Data extract.
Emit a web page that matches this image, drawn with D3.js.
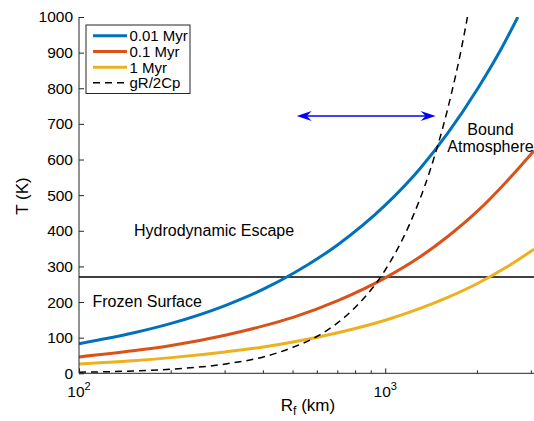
<!DOCTYPE html>
<html>
<head>
<meta charset="utf-8">
<script src="https://d3js.org/d3.v7.min.js"></script>
<style>
  body { margin: 0; background: #fff; }
  svg { display: block; font-family: "Liberation Sans", Arial, Helvetica, sans-serif; }
</style>
</head>
<body>
<svg id="chart"></svg>
<script>
// values
const rBlue = [100, 150, 200, 300, 400, 500, 700, 1000, 1300, 1600, 2000, 2400, 2710];
const tBlue = [83, 113, 140, 190, 236, 280, 361, 472, 575, 674, 798, 913, 1000];
const rRest = [100, 150, 200, 300, 400, 500, 700, 1000, 1300, 1600, 2000, 2500, 3060];
const tRed = [46, 63, 78, 107, 133, 157, 204, 268, 327, 384, 455, 540, 625];
const tYellow = [26, 35, 44, 60, 74, 88, 114, 149, 182, 213, 252, 299, 348];
const rDash = [100, 150, 200, 300, 400, 500, 600, 700, 800, 1000, 1200, 1400, 1600, 1800, 1855];
const tDash = [3, 6.5, 11.6, 26, 46, 73, 104, 142, 186, 290, 418, 569, 743, 940, 1000];
const freezeT = 270;
const arrowR = [514, 1460];
const arrowT = 722;
const legendLabels = ['0.01 Myr', '0.1 Myr', '1 Myr', 'gR/2Cp'];
const yTicks = [0, 100, 200, 300, 400, 500, 600, 700, 800, 900, 1000];
const xMajor = [100, 1000];
const xMinor = [200, 300, 400, 500, 600, 700, 800, 900, 2000, 3000];

const width = 534;
const height = 421;
const svg = d3.select('#chart')
  .attr('width', width)
  .attr('height', height);

const x = d3.scaleLog().domain([100, 3060]).range([79, 534]);
const y = d3.scaleLinear().domain([0, 1000]).range([373.3, 17]);
const axisColor = '#262626';

svg.append('clipPath').attr('id', 'plot')
  .append('rect')
  .attr('x', x.range()[0]).attr('y', y.range()[1])
  .attr('width', x.range()[1] - x.range()[0])
  .attr('height', y.range()[0] - y.range()[1]);

const plot = svg.append('g').attr('clip-path', 'url(#plot)');

const line = d3.line()
  .x(d => x(d[0]))
  .y(d => y(d[1]))
  .curve(d3.curveMonotoneX);

const series = [
  { r: rBlue, t: tBlue, color: '#0072BD', w: 3, dash: null },
  { r: rRest, t: tRed, color: '#D95319', w: 3, dash: null },
  { r: rRest, t: tYellow, color: '#EDB120', w: 3, dash: null },
  { r: rDash, t: tDash, color: '#000', w: 1.5, dash: '7,5' }
];

// freezing line
plot.append('line')
  .attr('x1', x.range()[0]).attr('x2', x.range()[1])
  .attr('y1', y(freezeT)).attr('y2', y(freezeT))
  .attr('stroke', '#000').attr('stroke-width', 1.5);

series.forEach(s => {
  plot.append('path')
    .datum(s.r.map((r, i) => [r, s.t[i]]))
    .attr('d', line)
    .attr('fill', 'none')
    .attr('stroke', s.color)
    .attr('stroke-width', s.w)
    .attr('stroke-dasharray', s.dash);
});

// axes
const xAxis = svg.append('g').attr('transform', `translate(0,${y(0)})`);
xAxis.call(d3.axisBottom(x).tickValues(xMajor).tickSize(-5).tickFormat(''));
xAxis.selectAll('.tick line').attr('stroke', axisColor);
xAxis.select('.domain').attr('stroke', axisColor).attr('d', `M${x.range()[0]},0H${x.range()[1]}`);
xAxis.selectAll('.minor').data(xMinor).enter().append('line')
  .attr('x1', d => x(d)).attr('x2', d => x(d))
  .attr('y1', 0).attr('y2', -3)
  .attr('stroke', axisColor);
xAxis.selectAll('.lab').data(xMajor).enter().append('text')
  .attr('x', d => x(d))
  .attr('y', 24)
  .attr('text-anchor', 'middle')
  .attr('font-size', 15.5)
  .attr('fill', '#000')
  .each(function (d) {
    const t = d3.select(this);
    t.append('tspan').text('10');
    t.append('tspan').attr('font-size', 11).attr('dy', -7).text(Math.round(Math.log10(d)));
  });

const yAxis = svg.append('g').attr('transform', `translate(${x.range()[0]},0)`);
yAxis.call(d3.axisLeft(y).tickValues(yTicks).tickSize(-5).tickPadding(6).tickFormat(d3.format('d')));
yAxis.selectAll('.tick line').attr('stroke', axisColor);
yAxis.select('.domain').attr('stroke', axisColor).attr('d', `M0,${y.range()[0]}V${y.range()[1]}`);
yAxis.selectAll('.tick text')
  .attr('font-size', 15.5)
  .attr('font-family', '"Liberation Sans", Arial, sans-serif')
  .attr('fill', '#000');

// axis titles
svg.append('text')
  .attr('transform', `translate(28,196) rotate(-90)`)
  .attr('text-anchor', 'middle')
  .attr('font-size', 17)
  .text('T (K)');

const xt = svg.append('text')
  .attr('x', 308).attr('y', 411)
  .attr('text-anchor', 'middle')
  .attr('font-size', 17);
xt.append('tspan').text('R');
xt.append('tspan').attr('font-size', 12).attr('dy', 4).text('f');
xt.append('tspan').attr('dy', -4).text(' (km)');

// region labels
const notes = [
  { text: 'Hydrodynamic Escape', x: 134, y: 236, anchor: 'start' },
  { text: 'Frozen Surface', x: 92.5, y: 307, anchor: 'start' },
  { text: 'Bound', x: 490.5, y: 134.5, anchor: 'middle' },
  { text: 'Atmosphere', x: 490.5, y: 151.5, anchor: 'middle' }
];
svg.selectAll('.note').data(notes).enter().append('text')
  .attr('x', d => d.x).attr('y', d => d.y)
  .attr('text-anchor', d => d.anchor)
  .attr('font-size', 16)
  .text(d => d.text);

// double arrow
const ax0 = x(arrowR[0]), ax1 = x(arrowR[1]), ay = y(arrowT);
svg.append('line')
  .attr('x1', ax0 + 8).attr('x2', ax1 - 8)
  .attr('y1', ay).attr('y2', ay)
  .attr('stroke', '#0000ff').attr('stroke-width', 1.5);
const head = (tip, dir) => `M${tip},${ay}L${tip + dir * 15},${ay - 5}L${tip + dir * 10},${ay}L${tip + dir * 15},${ay + 5}Z`;
svg.append('path').attr('d', head(ax0, 1)).attr('fill', '#0000ff');
svg.append('path').attr('d', head(ax1, -1)).attr('fill', '#0000ff');

// legend
const lg = svg.append('g');
lg.append('rect')
  .attr('x', 86).attr('y', 25)
  .attr('width', 104).attr('height', 68.5)
  .attr('fill', '#fff')
  .attr('stroke', axisColor).attr('stroke-width', 1);
const rowY = [35.7, 51.5, 67.2, 82.7];
legendLabels.forEach((lab, i) => {
  const s = series[i];
  lg.append('line')
    .attr('x1', 93).attr('x2', 127)
    .attr('y1', rowY[i]).attr('y2', rowY[i])
    .attr('stroke', s.color)
    .attr('stroke-width', s.w)
    .attr('stroke-dasharray', s.dash);
  lg.append('text')
    .attr('x', 129.5).attr('y', rowY[i] + 5.3)
    .attr('font-size', 15)
    .text(lab);
});
</script>
</body>
</html>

Written exercise. All of the lines above should be retyped precisely, apart from the pictures.

Final result.
Emit a web page that matches this image, drawn with D3.js.
<!DOCTYPE html>
<html>
<head>
<meta charset="utf-8">
<script src="https://d3js.org/d3.v7.min.js"></script>
<style>
  body { margin: 0; background: #fff; }
  svg { display: block; font-family: "Liberation Sans", Arial, Helvetica, sans-serif; }
</style>
</head>
<body>
<svg id="chart"></svg>
<script>
// values
const rBlue = [100, 150, 200, 300, 400, 500, 700, 1000, 1300, 1600, 2000, 2400, 2710];
const tBlue = [83, 113, 140, 190, 236, 280, 361, 472, 575, 674, 798, 913, 1000];
const rRest = [100, 150, 200, 300, 400, 500, 700, 1000, 1300, 1600, 2000, 2500, 3060];
const tRed = [46, 63, 78, 107, 133, 157, 204, 268, 327, 384, 455, 540, 625];
const tYellow = [26, 35, 44, 60, 74, 88, 114, 149, 182, 213, 252, 299, 348];
const rDash = [100, 150, 200, 300, 400, 500, 600, 700, 800, 1000, 1200, 1400, 1600, 1800, 1855];
const tDash = [3, 6.5, 11.6, 26, 46, 73, 104, 142, 186, 290, 418, 569, 743, 940, 1000];
const freezeT = 270;
const arrowR = [514, 1460];
const arrowT = 722;
const legendLabels = ['0.01 Myr', '0.1 Myr', '1 Myr', 'gR/2Cp'];
const yTicks = [0, 100, 200, 300, 400, 500, 600, 700, 800, 900, 1000];
const xMajor = [100, 1000];
const xMinor = [200, 300, 400, 500, 600, 700, 800, 900, 2000, 3000];

const width = 534;
const height = 421;
const svg = d3.select('#chart')
  .attr('width', width)
  .attr('height', height);

const x = d3.scaleLog().domain([100, 3060]).range([79, 534]);
const y = d3.scaleLinear().domain([0, 1000]).range([373.3, 17]);
const axisColor = '#262626';

svg.append('clipPath').attr('id', 'plot')
  .append('rect')
  .attr('x', x.range()[0]).attr('y', y.range()[1])
  .attr('width', x.range()[1] - x.range()[0])
  .attr('height', y.range()[0] - y.range()[1]);

const plot = svg.append('g').attr('clip-path', 'url(#plot)');

const line = d3.line()
  .x(d => x(d[0]))
  .y(d => y(d[1]))
  .curve(d3.curveMonotoneX);

const series = [
  { r: rBlue, t: tBlue, color: '#0072BD', w: 3, dash: null },
  { r: rRest, t: tRed, color: '#D95319', w: 3, dash: null },
  { r: rRest, t: tYellow, color: '#EDB120', w: 3, dash: null },
  { r: rDash, t: tDash, color: '#000', w: 1.5, dash: '7,5' }
];

// freezing line
plot.append('line')
  .attr('x1', x.range()[0]).attr('x2', x.range()[1])
  .attr('y1', y(freezeT)).attr('y2', y(freezeT))
  .attr('stroke', '#000').attr('stroke-width', 1.5);

series.forEach(s => {
  plot.append('path')
    .datum(s.r.map((r, i) => [r, s.t[i]]))
    .attr('d', line)
    .attr('fill', 'none')
    .attr('stroke', s.color)
    .attr('stroke-width', s.w)
    .attr('stroke-dasharray', s.dash);
});

// axes
const xAxis = svg.append('g').attr('transform', `translate(0,${y(0)})`);
xAxis.call(d3.axisBottom(x).tickValues(xMajor).tickSize(-5).tickFormat(''));
xAxis.selectAll('.tick line').attr('stroke', axisColor);
xAxis.select('.domain').attr('stroke', axisColor).attr('d', `M${x.range()[0]},0H${x.range()[1]}`);
xAxis.selectAll('.minor').data(xMinor).enter().append('line')
  .attr('x1', d => x(d)).attr('x2', d => x(d))
  .attr('y1', 0).attr('y2', -3)
  .attr('stroke', axisColor);
xAxis.selectAll('.lab').data(xMajor).enter().append('text')
  .attr('x', d => x(d))
  .attr('y', 24)
  .attr('text-anchor', 'middle')
  .attr('font-size', 15.5)
  .attr('fill', '#000')
  .each(function (d) {
    const t = d3.select(this);
    t.append('tspan').text('10');
    t.append('tspan').attr('font-size', 11).attr('dy', -7).text(Math.round(Math.log10(d)));
  });

const yAxis = svg.append('g').attr('transform', `translate(${x.range()[0]},0)`);
yAxis.call(d3.axisLeft(y).tickValues(yTicks).tickSize(-5).tickPadding(6).tickFormat(d3.format('d')));
yAxis.selectAll('.tick line').attr('stroke', axisColor);
yAxis.select('.domain').attr('stroke', axisColor).attr('d', `M0,${y.range()[0]}V${y.range()[1]}`);
yAxis.selectAll('.tick text')
  .attr('font-size', 15.5)
  .attr('font-family', '"Liberation Sans", Arial, sans-serif')
  .attr('fill', '#000');

// axis titles
svg.append('text')
  .attr('transform', `translate(28,196) rotate(-90)`)
  .attr('text-anchor', 'middle')
  .attr('font-size', 17)
  .text('T (K)');

const xt = svg.append('text')
  .attr('x', 308).attr('y', 411)
  .attr('text-anchor', 'middle')
  .attr('font-size', 17);
xt.append('tspan').text('R');
xt.append('tspan').attr('font-size', 12).attr('dy', 4).text('f');
xt.append('tspan').attr('dy', -4).text(' (km)');

// region labels
const notes = [
  { text: 'Hydrodynamic Escape', x: 134, y: 236, anchor: 'start' },
  { text: 'Frozen Surface', x: 92.5, y: 307, anchor: 'start' },
  { text: 'Bound', x: 490.5, y: 134.5, anchor: 'middle' },
  { text: 'Atmosphere', x: 490.5, y: 151.5, anchor: 'middle' }
];
svg.selectAll('.note').data(notes).enter().append('text')
  .attr('x', d => d.x).attr('y', d => d.y)
  .attr('text-anchor', d => d.anchor)
  .attr('font-size', 16)
  .text(d => d.text);

// double arrow
const ax0 = x(arrowR[0]), ax1 = x(arrowR[1]), ay = y(arrowT);
svg.append('line')
  .attr('x1', ax0 + 8).attr('x2', ax1 - 8)
  .attr('y1', ay).attr('y2', ay)
  .attr('stroke', '#0000ff').attr('stroke-width', 1.5);
const head = (tip, dir) => `M${tip},${ay}L${tip + dir * 15},${ay - 5}L${tip + dir * 10},${ay}L${tip + dir * 15},${ay + 5}Z`;
svg.append('path').attr('d', head(ax0, 1)).attr('fill', '#0000ff');
svg.append('path').attr('d', head(ax1, -1)).attr('fill', '#0000ff');

// legend
const lg = svg.append('g');
lg.append('rect')
  .attr('x', 86).attr('y', 25)
  .attr('width', 104).attr('height', 68.5)
  .attr('fill', '#fff')
  .attr('stroke', axisColor).attr('stroke-width', 1);
const rowY = [35.7, 51.5, 67.2, 82.7];
legendLabels.forEach((lab, i) => {
  const s = series[i];
  lg.append('line')
    .attr('x1', 93).attr('x2', 127)
    .attr('y1', rowY[i]).attr('y2', rowY[i])
    .attr('stroke', s.color)
    .attr('stroke-width', s.w)
    .attr('stroke-dasharray', s.dash);
  lg.append('text')
    .attr('x', 129.5).attr('y', rowY[i] + 5.3)
    .attr('font-size', 15)
    .text(lab);
});
</script>
</body>
</html>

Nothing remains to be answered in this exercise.